What we discovered, at first, was a bit discouraging. It was estimated, by many full-time RVers, that living in an RV, and traveling around the U.S., cost somewhere in the $2000-$3000 per month range, and that amount would eat up most of our monthly retirement income and, if that were the case, what would we do if the RV broke down and needed a major repair?
The answer came fairly quickly
It didn’t take long, a matter of a couple weeks, before we started seeing more and more videos about people who were living off-grid, as nomads, and spending each night in free campsites, thus saving anywhere from $25-$100 per night.
Let’s to the math. If a person were to spend $25 per night for a campsite, that would be a yearly expense of $9,125. If a person paid, on average, $50 per night, that would be a yearly expense of $18,250. But, if a person were to camp each night in a free campsite, the average amount spent on overnight accommodations would be, wait for it, zero!
Now they were talking our language! Suddenly full-time, on the road, sounded not only doable, but a way to actually save money and build a little nest egg.
Where are these free campsites?
It turns out that a person can park an RV, and stay for free, for fourteen days at any of the BLM (Bureau of Land Management) and National Forest lands across this country. Considering the fact that BLM governs over 247 million acres of land, and National Forests cover 193 million acres, it takes very little effort to find a free place to park our bus. Toss in a random WalMart or Cabellas or truck stop, all of which offer free overnight parking, and it becomes more apparent that these nomads are onto something.

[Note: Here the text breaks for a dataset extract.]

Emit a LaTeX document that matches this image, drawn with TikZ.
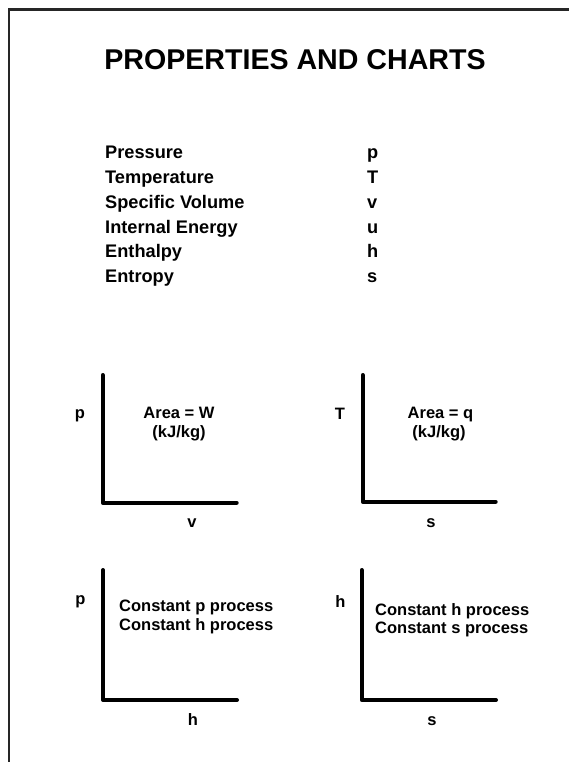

Biggest RV Life expense other than campsites
So, if it is possible to park in a campsite, for free, what then is the biggest expense for nomads?
One would think, considering the current cost of fuel, that it would be gasoline or diesel to power your RV. That would be a logical conclusion until you realize that parking in a National Forest, or on BLM land, is allowed for up to fourteen days at any one site, meaning free campsites for nearly half a month, at which time one only needs to move the RV to another free campsite, and stay there for the next fourteen days. Suddenly, the expense of fuel drops significantly, because only twice per month will you be driving your RV and then, only for a short distance.
And just like that, this nomad way of life seems very, very affordable.
And what about the other objections we hear from worry-warts?
What if you break down in some God-forsaken area?
I hear this one all the time, like breaking down is something new with motor vehicles. There’s a thing called the internet. There’s a thing called a cell phone. There’s a thing called towing. Besides, no place in the United States is God-forsaken, so put that in your pipe and smoke it.
Will it be expensive, this RV Life?
I don’t know. Maybe, but I doubt it. But I respond this way: Is it expensive to replace a water heater in your home, or have the plumbing worked on, or have a new roof put on? The absolute worst that can happen is the RV will need a new engine. That will cost between $6000-$10,000. Compare that price to a major home repair or remodel.
What about crime and getting robbed or assaulted?
If you live in any city in the U.S., you will find the humor in this objection. I stand a better chance of being assaulted while walking my dogs in Olympia than I do in the Arizona desert. And no, I’m not delusional enough not to have protection. I will be well-armed out on the road.
Won’t you be lonely, on the road, when Bev isn’t traveling with you?
No! I should just leave my answer at that, but I’m a writer, and writer’s write. It doesn’t bother me to be alone. For most of my life, in a room with other people, I have felt alone. It’s my nature. I’m a loner. I am comfortable alone. I like myself enough to be at peace when alone. Bev is my best friend, but my next best friend, a close second, is me.
Besides, Maggie will be with me, when Bev doesn’t want to travel with me, and Maggie is this man’s best four-legged friend.
Back to the topic of cost of RV Life
The other expenses for living on the road are hardly worth mentioning. Cell phone, WiFi coverage of some sort (maybe Spacelink, although Musk drives me crazy), food of course, insurance . . . when you take rent or a mortgage out of the equation, suddenly the expenses are not very much at all. In fact, having tossed the figures around quite a bit, I estimate I can live, on the road, as a nomad, at free campsites, for as little as $1000 per month, or about thirty bucks per day.
We shall see. I may be completely wrong. This may be a pipe dream that blows up in my face (in our faces); but we will never know unless we try it and, as my dad loved to say . . .
God hates cowards!
As Roy Rogers and Dale Evans once sang, Happy Trails, to you, until we meet again!